There it is again. From the Classifieds page in The Chronicle, week after week it taunts me. It whispers to me like a drug dealer. "Just a little prick and your worries are over. $15,000. Egg Donors Needed."
Compared to graduate students in other universities, disciplines and cities, I don't do half badly for myself. I've never been unable to pay my rent, and, except for one ill-planned summer, I've never had to resort to peanut butter and jelly on tortillas. On paper, I really have no reason to subject myself to the pain and moral scrutiny of egg donation.
But that's on paper. I don't know what I did to electronics, but I know what they're doing to me. For every allowance afforded by my entirely reasonable stipend, my car, phone or computer (usually, all three simultaneously) have staged a counterattack.
This unholy trinity, led by their grand pooh-bah, the Ford Escort, have taken it upon themselves to make my life miserable. In two years, I have replaced five tires, the brakes, the fuel injector, the spark plugs and the battery on the ringleader alone. Lately, the Escort has become so cocky it's taken to creative pursuits, like refusing to track my speed. As of this week the horn has stopped working.
The car's right-hand man is my phone, which has been dysfunctional nine months out of the last 12. While text messaging through a small hole in the screen, I swear I can hear it laughing at me.
Last, but certainly not least, my computer appears to have a psychic link that causes it to spontaneously overheat every time one of my tires explodes. Just three days ago, part of the power cord snapped off, damaging not only itself but also the $200 part to which it was attached.

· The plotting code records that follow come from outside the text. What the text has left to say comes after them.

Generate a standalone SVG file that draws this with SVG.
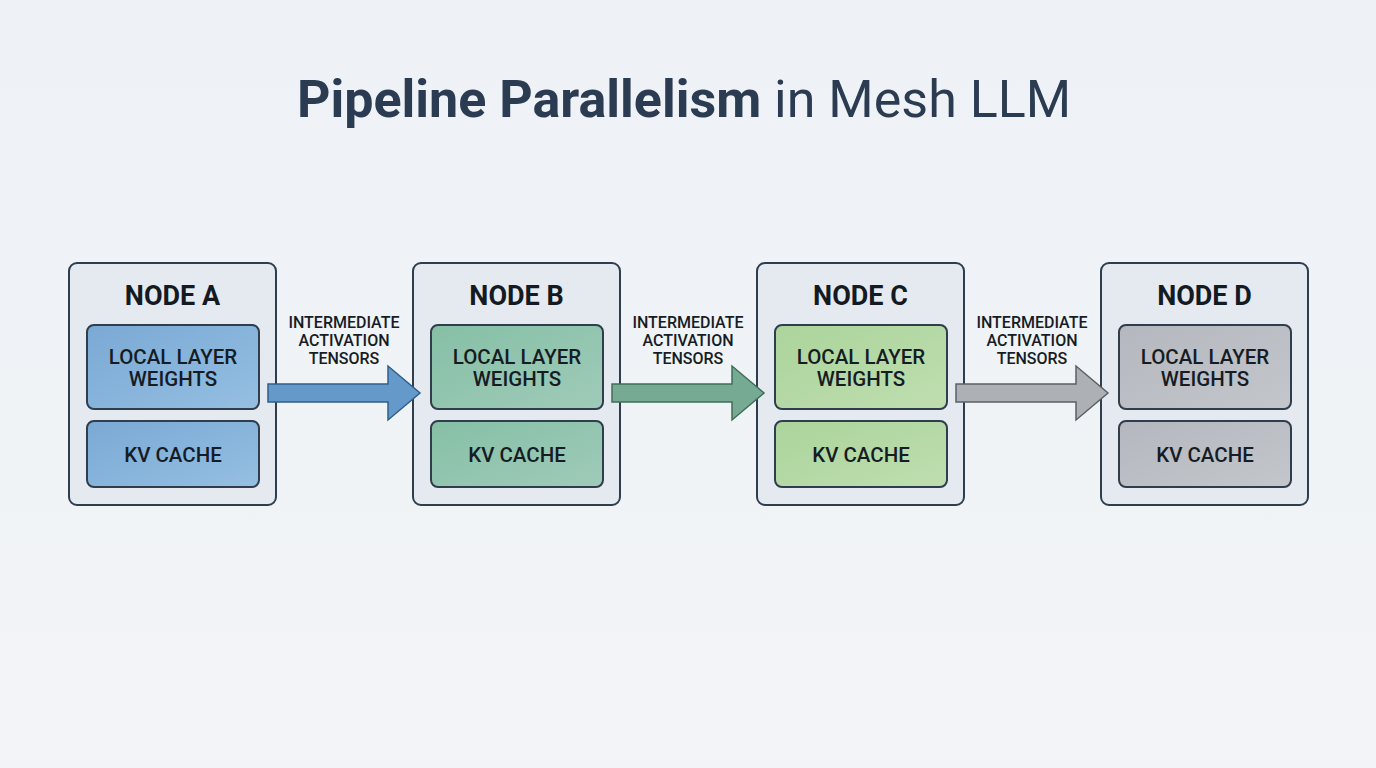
<svg xmlns="http://www.w3.org/2000/svg" width="1376" height="768" viewBox="0 0 1376 768">
<defs>
<linearGradient id="bg" x1="0" y1="0" x2="0" y2="1">
<stop offset="0" stop-color="#eef2f6"/>
<stop offset="1" stop-color="#f2f4f7"/>
</linearGradient>
<linearGradient id="gA" x1="0" y1="0" x2="1" y2="1"><stop offset="0" stop-color="#7aa9d4"/><stop offset="1" stop-color="#95bfe2"/></linearGradient>
<linearGradient id="gB" x1="0" y1="0" x2="1" y2="1"><stop offset="0" stop-color="#86bfa6"/><stop offset="1" stop-color="#9fcbb8"/></linearGradient>
<linearGradient id="gC" x1="0" y1="0" x2="1" y2="1"><stop offset="0" stop-color="#abd49b"/><stop offset="1" stop-color="#bfdeb0"/></linearGradient>
<linearGradient id="gD" x1="0" y1="0" x2="1" y2="1"><stop offset="0" stop-color="#b4b7bd"/><stop offset="1" stop-color="#c3c6cb"/></linearGradient>
<style>
.outer{fill:#e5eaf1;stroke:#2f3d4d;stroke-width:2}
.inner{stroke:#2f3d4d;stroke-width:2}
.title{font-family:Roboto,"Liberation Sans",sans-serif;font-size:27px;font-weight:700;fill:#141a22;text-anchor:middle;dominant-baseline:central}
.lbl{font-family:Roboto,"Liberation Sans",sans-serif;font-size:20.5px;font-weight:500;fill:#161c24;text-anchor:middle;dominant-baseline:central}
.edge{font-family:Roboto,"Liberation Sans",sans-serif;font-size:16px;font-weight:500;fill:#161c24;text-anchor:middle;dominant-baseline:central}
.arr{stroke-width:1.5;stroke-linejoin:miter}
</style>
</defs>
<rect width="1376" height="768" fill="url(#bg)"/>
<text x="684" y="117" text-anchor="middle" font-family="Roboto,'Liberation Sans',sans-serif" font-size="52" fill="#2b3c52"><tspan font-weight="700">Pipeline Parallelism</tspan> in Mesh LLM</text>

<g id="nodeA">
<rect class="outer" x="69" y="263" width="207" height="242" rx="8"/>
<text class="title" x="172.5" y="296">NODE A</text>
<rect class="inner" x="87" y="325" width="172" height="84" rx="7" fill="url(#gA)"/>
<text class="lbl" x="173" y="357">LOCAL LAYER</text>
<text class="lbl" x="173" y="379">WEIGHTS</text>
<rect class="inner" x="87" y="421" width="172" height="66" rx="7" fill="url(#gA)"/>
<text class="lbl" x="173" y="455">KV CACHE</text>
</g>
<g id="nodeB">
<rect class="outer" x="413" y="263" width="207" height="242" rx="8"/>
<text class="title" x="516.5" y="296">NODE B</text>
<rect class="inner" x="431" y="325" width="172" height="84" rx="7" fill="url(#gB)"/>
<text class="lbl" x="517" y="357">LOCAL LAYER</text>
<text class="lbl" x="517" y="379">WEIGHTS</text>
<rect class="inner" x="431" y="421" width="172" height="66" rx="7" fill="url(#gB)"/>
<text class="lbl" x="517" y="455">KV CACHE</text>
</g>
<g id="nodeC">
<rect class="outer" x="757" y="263" width="207" height="242" rx="8"/>
<text class="title" x="860.5" y="296">NODE C</text>
<rect class="inner" x="775" y="325" width="172" height="84" rx="7" fill="url(#gC)"/>
<text class="lbl" x="861" y="357">LOCAL LAYER</text>
<text class="lbl" x="861" y="379">WEIGHTS</text>
<rect class="inner" x="775" y="421" width="172" height="66" rx="7" fill="url(#gC)"/>
<text class="lbl" x="861" y="455">KV CACHE</text>
</g>
<g id="nodeD">
<rect class="outer" x="1101" y="263" width="207" height="242" rx="8"/>
<text class="title" x="1204.5" y="296">NODE D</text>
<rect class="inner" x="1119" y="325" width="172" height="84" rx="7" fill="url(#gD)"/>
<text class="lbl" x="1205" y="357">LOCAL LAYER</text>
<text class="lbl" x="1205" y="379">WEIGHTS</text>
<rect class="inner" x="1119" y="421" width="172" height="66" rx="7" fill="url(#gD)"/>
<text class="lbl" x="1205" y="455">KV CACHE</text>
</g>

<g id="connectors">
<polygon class="arr" points="268,384 388,384 388,366 420,393 388,420 388,402 268,402" fill="#6499c9" stroke="#2f5f8c"/>
<text class="edge" x="344" y="322">INTERMEDIATE</text>
<text class="edge" x="344" y="340">ACTIVATION</text>
<text class="edge" x="344" y="358">TENSORS</text>
<polygon class="arr" points="612,384 732,384 732,366 764,393 732,420 732,402 612,402" fill="#76aa92" stroke="#3f6e5a"/>
<text class="edge" x="688" y="322">INTERMEDIATE</text>
<text class="edge" x="688" y="340">ACTIVATION</text>
<text class="edge" x="688" y="358">TENSORS</text>
<polygon class="arr" points="956,384 1076,384 1076,366 1108,393 1076,420 1076,402 956,402" fill="#adb1b6" stroke="#5a6068"/>
<text class="edge" x="1032" y="322">INTERMEDIATE</text>
<text class="edge" x="1032" y="340">ACTIVATION</text>
<text class="edge" x="1032" y="358">TENSORS</text>
</g>
</svg>
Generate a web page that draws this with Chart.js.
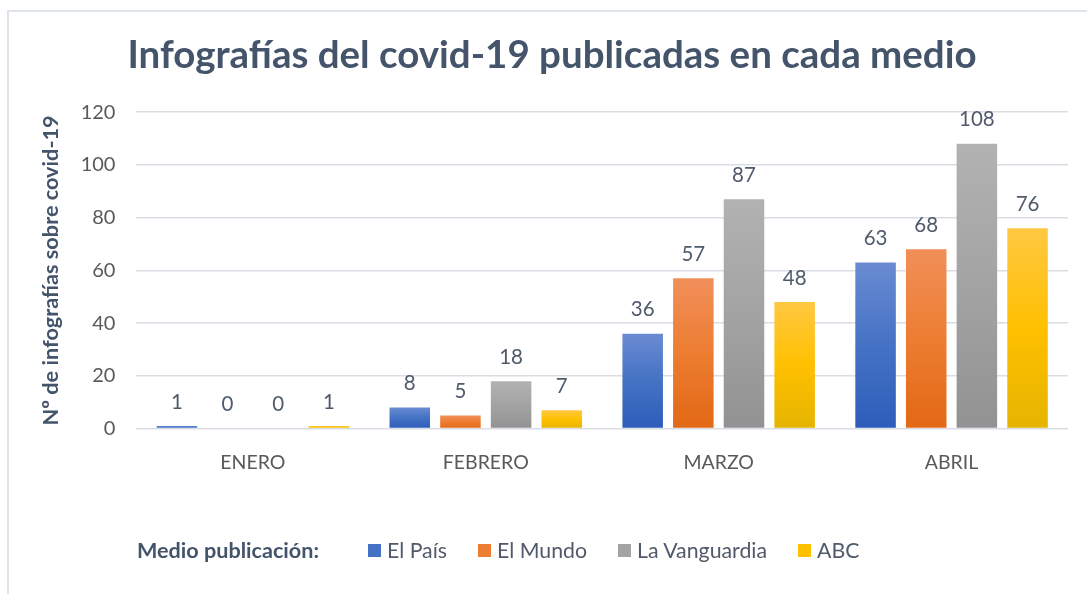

And then when I come to school and open the paper, staring back at me is the opportunity to earn two thirds of my yearly income through the sheer viability of my reproductive system.
"$15,000." it whispers in italics. "Screw the trinity. Buy a Mac."
I have plenty of valid arguments against the idea. Sold eggs become sold children, who might understandably be upset that their mother traded them for a new computer and a Kia. Two weeks of fertility treatments would probably alienate anyone I might want to take for a ride in my new plastic car, not to mention my neighbors, parents and the entire psychology department. The SAT score and healthy lifestyle requirements border perilously on the reality of designer children. And I'm not so down with a creepy doctor with a needle getting all jabby without any medically necessary reason.
"Ah, but what is getting jabbed in the ovaries when you are already taking it in the a- from the Dell?" the ad says, "Just think of the poor infertile families you'll be helping."
For a second I start to think maybe it's not as horrible as I'm imagining. The families on the Web site look fairly sincere, infertility is a bad lot and, besides, it has the term "donation" right there in the title. Maybe it's just like donating sperm... only involving less '80s porn.
But I can never delude myself long enough to go through with it. Between parents who would rather spend an exorbitant amount of money to "have their own children" than to adopt, college kids looking to bag several grand and the morally bankrupt middlemen, the whole process is fraught with selfish motives. Often, the ads offer far more compensation than is ever likely to become available. Besides, it looks like it hurts.
I'm not sure there's a right or wrong answer to egg donation in individual cases, but considering that Duke's Institutional Review Board believes excessive financial compensation to be potentially coercive, I can't help feeling a little pressured.
Did I mention my microwave sounds like a dying cat?
Jacqui Detwiler is a graduate student in psychology and neuroscience. Her column runs every Friday.